The lower court did not reach the question of the substantive validity of the initial users fee resolution. It merely dismissed the ratification as “perfunctory” and incapable of curing the defect of the original “nonpublic” meeting. We do not consider the ratification “perfunctory.” The June 15, 1972 meeting at which the resolution was ratified was a regular rescheduled meeting of the Authority open to the public. The certified minutes of that meeting indicate that the January 27, 1972 resolution was presented and duly ratified by the Authority. That the ratification occurred after the instant action was filed and apparently in reaction to Appellee’s defense that the original resolution violated the Right to Know Act does not alter its effectiveness. See Mateer v. Swissvale Borough, supra.

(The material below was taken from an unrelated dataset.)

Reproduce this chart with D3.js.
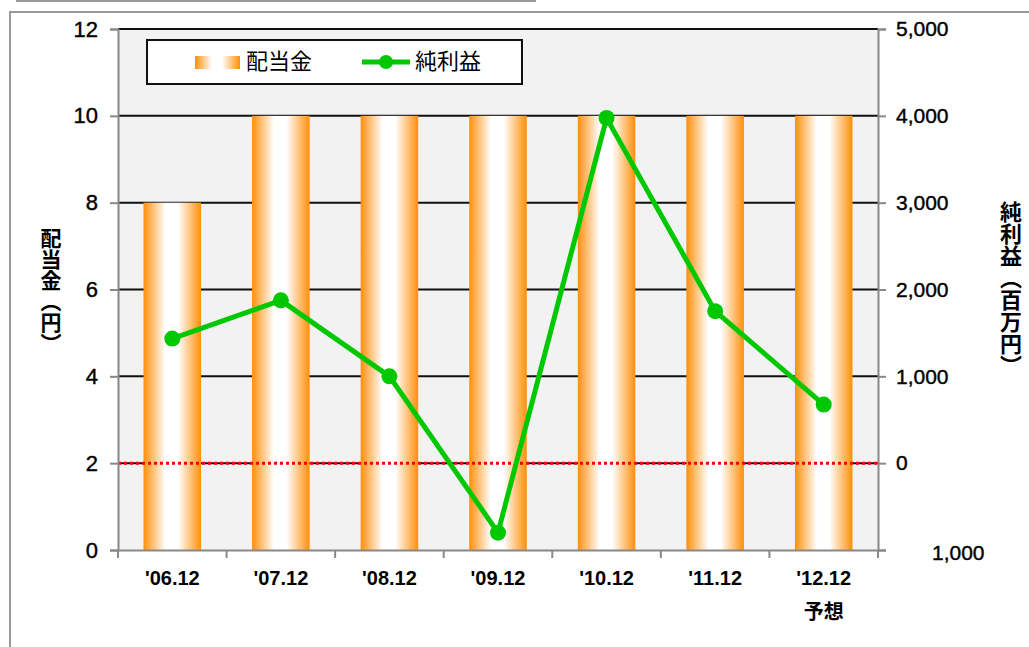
<!DOCTYPE html>
<meta charset="utf-8">
<head>
  <script src="https://cdn.jsdelivr.net/npm/d3@7"></script>
  <style>
    body { margin: 0; background: #fff; }
    text { font-family: "Liberation Sans", Arial, sans-serif; }
    .jp { font-family: "Noto Sans CJK JP", sans-serif; }
  </style>
</head>
<body>
<script type="text/javascript">

// データ
var years = ["'06.12", "'07.12", "'08.12", "'09.12", "'10.12", "'11.12", "'12.12"];
var haito = [8, 10, 10, 10, 10, 10, 10];          // 配当金（円）
var rieki = [1435, 1875, 1000, -800, 3975, 1750, 675]; // 純利益（百万円）
var leftTicks = [0, 2, 4, 6, 8, 10, 12];
var rightTicks = [-1000, 0, 1000, 2000, 3000, 4000, 5000];

var w = 1029, h = 647;
var pLeft = 118, pRight = 878, pTop = 29, pBottom = 550;

var svg = d3.select("body").append("svg")
    .attr("width", w)
    .attr("height", h);

// 外枠
svg.append("line").attr("x1", 16).attr("x2", 536).attr("y1", 1).attr("y2", 1)
  .attr("stroke", "#999").attr("stroke-width", 2);
svg.append("path").attr("d", "M10," + h + "V12H" + (w + 5))
  .attr("fill", "none").attr("stroke", "#999").attr("stroke-width", 2);

var x = d3.scaleBand().domain(years).range([pLeft, pRight]).paddingInner(0.47).paddingOuter(0.235);
var xb = d3.scaleBand().domain(years).range([pLeft, pRight]);
var yl = d3.scaleLinear().domain([0, 12]).range([pBottom, pTop]);
var yr = d3.scaleLinear().domain([-1000, 5000]).range([pBottom, pTop]);

svg.append("rect").attr("x", pLeft).attr("y", pTop)
  .attr("width", pRight - pLeft).attr("height", pBottom - pTop).attr("fill", "#f2f2f2");

// グラデーション
var grad = svg.append("defs").append("linearGradient").attr("id", "og")
  .attr("x1", "0%").attr("x2", "100%").attr("y1", "0%").attr("y2", "0%");
[[0, "#ff8f0a"], [0.38, "#ffffff"], [0.6, "#ffffff"], [1, "#ff8f0a"]].forEach(function(s){
  grad.append("stop").attr("offset", s[0]).attr("stop-color", s[1]);
});

// グリッド
svg.selectAll(".grid").data(leftTicks.filter(function(d){return d > 0;}))
  .enter().append("line")
  .attr("x1", pLeft).attr("x2", pRight)
  .attr("y1", function(d){return yl(d);}).attr("y2", function(d){return yl(d);})
  .attr("stroke", "#111").attr("stroke-width", 2);

// 棒
svg.selectAll(".bar").data(haito).enter().append("rect")
  .attr("x", function(d,i){return x(years[i]);})
  .attr("width", x.bandwidth())
  .attr("y", function(d){return yl(d);})
  .attr("height", function(d){return yl(0) - yl(d);})
  .attr("fill", "url(#og)");

// ゼロライン
svg.append("line").attr("x1", pLeft).attr("x2", pRight)
  .attr("y1", yr(0)).attr("y2", yr(0))
  .attr("stroke", "#ff0000").attr("stroke-width", 3).attr("stroke-dasharray", "3,3");

// 軸
var axisColor = "#888";
var gl = svg.append("g").attr("transform", "translate(" + pLeft + ",0)")
  .call(d3.axisLeft(yl).tickValues(leftTicks).tickSize(8).tickPadding(12));
var gr = svg.append("g").attr("transform", "translate(" + pRight + ",0)")
  .call(d3.axisRight(yr).tickValues(rightTicks).tickSize(8).tickPadding(10)
    .tickFormat(function(d){return d < 0 ? d3.format(",")(-d) : d3.format(",")(d);}));
var gb = svg.append("g").attr("transform", "translate(0," + pBottom + ")")
  .call(d3.axisBottom(xb).tickSize(0).tickPadding(21));

[gl, gr, gb].forEach(function(g){
  g.select(".domain").attr("stroke", axisColor).attr("stroke-width", 2);
  g.selectAll(".tick line").attr("stroke", axisColor).attr("stroke-width", 2);
  g.selectAll("text").attr("fill", "#000").style("font-size", "21px")
    .attr("stroke", "#000").attr("stroke-width", 0.4);
});
gl.selectAll("text").style("font-size", "22px");
gr.selectAll(".tick").filter(function(d){return d < 0;}).select("text").attr("x", 54).attr("dy", "0.45em");
gb.selectAll("text").style("font-size", "20px").style("font-weight", "bold").attr("stroke-width", 0);

// 区切り目盛り
svg.selectAll(".xt").data(years.concat(["end"])).enter().append("line")
  .attr("x1", function(d,i){return pLeft + i * xb.step();})
  .attr("x2", function(d,i){return pLeft + i * xb.step();})
  .attr("y1", pBottom).attr("y2", pBottom + 8)
  .attr("stroke", axisColor).attr("stroke-width", 2);

svg.append("text").attr("class", "jp")
  .attr("x", xb(years[6]) + xb.bandwidth() / 2).attr("y", 619)
  .attr("text-anchor", "middle").style("font-size", "20px").style("font-weight", "bold")
  .text("予想");

// 折れ線
var line = d3.line()
  .x(function(d,i){return xb(years[i]) + xb.bandwidth() / 2;})
  .y(function(d){return yr(d);});
svg.append("path").datum(rieki).attr("d", line)
  .attr("fill", "none").attr("stroke", "#00c800").attr("stroke-width", 5);
svg.selectAll(".pt").data(rieki).enter().append("circle")
  .attr("cx", function(d,i){return xb(years[i]) + xb.bandwidth() / 2;})
  .attr("cy", function(d){return yr(d);})
  .attr("r", 8).attr("fill", "#00c800");

// 軸タイトル（縦書き）
svg.append("text").attr("class", "jp")
  .attr("x", 51).attr("y", 228)
  .style("writing-mode", "vertical-rl")
  .style("font-size", "21px").style("font-weight", "bold")
  .text("配当金（円）");
svg.append("text").attr("class", "jp")
  .attr("x", 1011).attr("y", 201)
  .style("writing-mode", "vertical-rl")
  .style("font-size", "22px").style("font-weight", "bold")
  .text("純利益（百万円）");

// 凡例
var lg = svg.append("g");
lg.append("rect").attr("x", 147).attr("y", 40).attr("width", 375).attr("height", 44)
  .attr("fill", "#fff").attr("stroke", "#111").attr("stroke-width", 2);
lg.append("rect").attr("x", 195).attr("y", 56).attr("width", 45).attr("height", 13)
  .attr("fill", "url(#og)");
lg.append("text").attr("class", "jp").attr("x", 246).attr("y", 69)
  .style("font-size", "22px").text("配当金");
lg.append("line").attr("x1", 362).attr("x2", 410).attr("y1", 62).attr("y2", 62)
  .attr("stroke", "#00c800").attr("stroke-width", 5);
lg.append("circle").attr("cx", 386).attr("cy", 62).attr("r", 7).attr("fill", "#00c800");
lg.append("text").attr("class", "jp").attr("x", 415).attr("y", 69)
  .style("font-size", "22px").text("純利益");

</script>
</body>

Appelle argues, however, that to permit a ratification of a resolution enacted in violation of the Right to Know Act would emasculate the intent of the Act of providing for public disclosure and discourse by permitting a public body to consider and approve controversial and unpopular resolutions at secret meetings and then subsequently ratify these actions in a hastily called meeting when its conduct is questioned. Acknowledging as a practical matter, this possibility, it is not supported by this record. Appellee can hardly complain that it was not given notice of the Authority’s intent to impose a user’s fee, or that it was denied the opportunity to present its views in opposition to the fees pri- or to consideration and resolution. The proposal was set in motion at the Authority’s regular meeting on November 19, 1970. The proposed fee schedule was then mailed to the fixed based operators, among whom was *279Appellee. When aircraft owners appeared at a meeting of the Authority in December of 1970 vigorously protesting the fees, the imposition of the fee schedule was postponed. The record further indicates that members of the Authority attended a meeting in late 1971 at Appellee’s place of business to discuss further the merits of the proposed fees. Finally, seven days prior to the January 27, 1972 meeting, the Authority sent a letter addressed to aircraft owners in which it detailed and justified the fees.

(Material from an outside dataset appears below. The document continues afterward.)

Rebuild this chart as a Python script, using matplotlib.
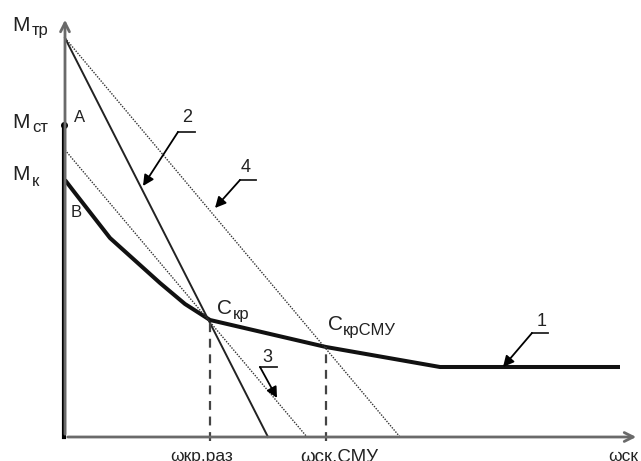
import numpy as np
import matplotlib.pyplot as plt

plt.rcParams['font.family'] = ['Liberation Sans', 'DejaVu Sans']

# torque levels on the M axis
M_tr = 39.9
M_st = 31.2
M_k = 25.7

# curve 1: load characteristic (omega, M)
w_1 = [0.0, 1.0, 4.5, 9.5, 12.0, 14.5, 26.1, 37.5, 55.5]
M_1 = [25.7, 24.4, 19.9, 15.4, 13.3, 11.7, 9.0, 7.0, 7.0]

# straight characteristics: start torque and zero-torque speed
M0_2, w0_2 = 39.9, 20.3
M0_3, w0_3 = 28.7, 24.2
M0_4, w0_4 = 39.9, 33.5

# operating points
w_kr = 14.5
w_smu = 26.1

fig = plt.figure(figsize=(6.41, 4.61), dpi=100)
ax = fig.add_axes([0, 0, 1, 1])
ax.set_xlim(-6.5, 57.6)
ax.set_ylim(-2.4, 43.7)
ax.axis('off')

axis_col = '#6a6a6a'
# axes with arrows
ax.annotate('', xy=(57.4, 0), xytext=(0, 0),
            arrowprops=dict(arrowstyle='->', color=axis_col, lw=2, mutation_scale=16))
ax.annotate('', xy=(0, 42.0), xytext=(0, 0),
            arrowprops=dict(arrowstyle='->', color=axis_col, lw=2, mutation_scale=16))

# thick vertical from M_st
ax.plot([-0.15, -0.15], [0, M_st], color='k', lw=3)
ax.plot([-0.15], [M_st], 'o', color='k', ms=4)

# curve 1
ax.plot(w_1, M_1, color='#111111', lw=2.9, solid_capstyle='butt', solid_joinstyle='round')

# line 2
ax.plot([0, w0_2], [M0_2, 0], color='#222222', lw=1.4)
# dotted lines 3 and 4
ax.plot([0, w0_3], [M0_3, 0], color='#333333', lw=1.0, linestyle=(0, (1, 1)))
ax.plot([0, w0_4], [M0_4, 0], color='#333333', lw=1.0, linestyle=(0, (1, 1)))

# dashed projections of the operating points
M_at_kr = np.interp(w_kr, w_1, M_1)
M_at_smu = np.interp(w_smu, w_1, M_1)
ax.plot([w_kr, w_kr], [-0.4, M_at_kr], color='#444444', lw=1.6, linestyle=(0, (4, 3)))
ax.plot([w_smu, w_smu], [-0.4, M_at_smu], color='#444444', lw=1.6, linestyle=(0, (4, 3)))

tk = dict(color='#222222')
# axis labels
ax.text(-5.3, 41.1, 'M', fontsize=15, ha='left', va='center', **tk)
ax.text(-3.3, 40.6, 'тр', fontsize=12, ha='left', va='center', **tk)
ax.text(-5.3, 31.4, 'M', fontsize=15, ha='left', va='center', **tk)
ax.text(-3.3, 30.9, 'ст', fontsize=12, ha='left', va='center', **tk)
ax.text(-5.3, 26.3, 'M', fontsize=15, ha='left', va='center', **tk)
ax.text(-3.3, 25.5, 'к', fontsize=12, ha='left', va='center', **tk)
ax.text(1.5, 32.0, 'A', fontsize=12, ha='center', va='center', **tk)
ax.text(1.1, 22.5, 'B', fontsize=12, ha='center', va='center', **tk)

ax.text(15.2, 12.9, 'C', fontsize=15, ha='left', va='center', **tk)
ax.text(16.8, 12.2, 'кр', fontsize=12, ha='left', va='center', **tk)
ax.text(26.3, 11.2, 'C', fontsize=15, ha='left', va='center', **tk)
ax.text(27.8, 10.6, 'крСМУ', fontsize=12, ha='left', va='center', **tk)

# speed labels under the axis (partly below the lower edge)
ax.text(10.5, -1.2, 'ωкр.раз', fontsize=12.5, ha='left', va='top', **tk)
ax.text(23.5, -1.2, 'ωск.СМУ', fontsize=13.5, ha='left', va='top', **tk)
ax.text(54.3, -1.2, 'ωск', fontsize=12.5, ha='left', va='top', **tk)

# numbered leaders: (label, text pos, underline x0, x1, y, arrow tip)
leaders = [
    ('1', (47.7, 11.6), 46.7, 48.3, 10.4, (43.8, 7.0)),
    ('2', (12.2, 31.9), 11.3, 13.0, 30.5, (7.8, 25.1)),
    ('3', (20.2, 8.0), 19.5, 21.2, 7.0, (21.2, 3.9)),
    ('4', (18.1, 26.9), 17.5, 19.1, 25.7, (15.0, 22.9)),
]
for lab, tpos, x0, x1, yl, tip in leaders:
    ax.text(tpos[0], tpos[1], lab, fontsize=13, ha='center', va='center', **tk)
    ax.plot([x0, x1], [yl, yl], color='#222222', lw=1.3)
    ax.annotate('', xy=tip, xytext=(x0, yl),
                arrowprops=dict(arrowstyle='-|>', color='k', lw=1.3, mutation_scale=16,
                                shrinkA=0, shrinkB=0))

fig.savefig('out.png', dpi=100)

Given this history of disclosure, amplification and attempted conciliation on the part of the Authority, we find Appellee’s contention that the “spirit” of the Eight to Know Act was violated to be without merit.

The opinion and order of the court below should be reversed.

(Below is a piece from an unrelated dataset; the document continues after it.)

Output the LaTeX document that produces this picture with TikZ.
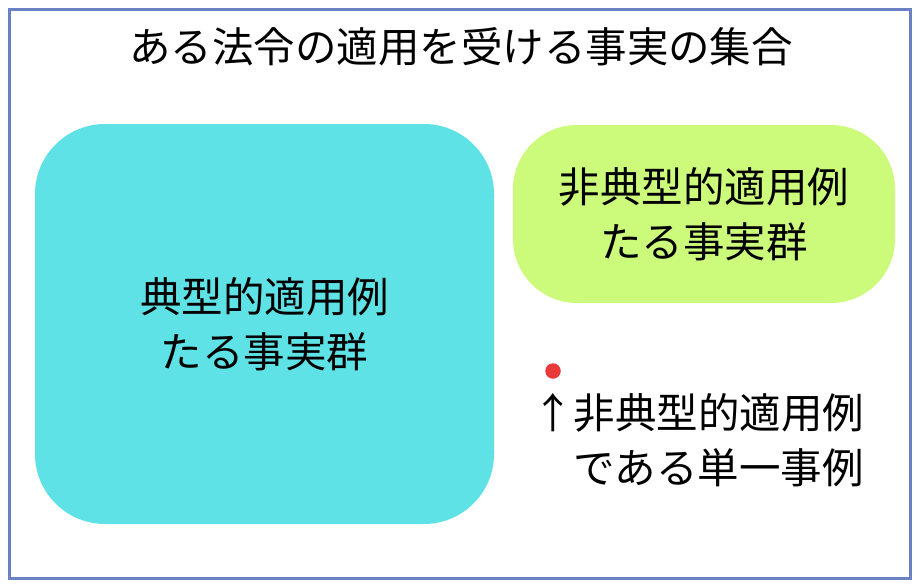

Judges Wilkinson and Rogers join in this Opinion.

Opinion by

Judge Mencer

in Support op Affirmance:

I would adopt and affirm on the opinion of the Court of Common Pleas of Erie County, reported at 57 Erie County Legal Journal 1 (1973).

Judges Kramer and Blatt join in this Opinion.

In November 1970, the Authority had considered a resolution for the imposition of such a fee. Significant opposition caused Appellant to rescind the resolution.

The President of Appellee testified that he did not attend the meeting because he was not aware of it. As we had already indicated, appropriate notice had been given and his failure to know of it will not invalidate the resolution adopted at the meeting.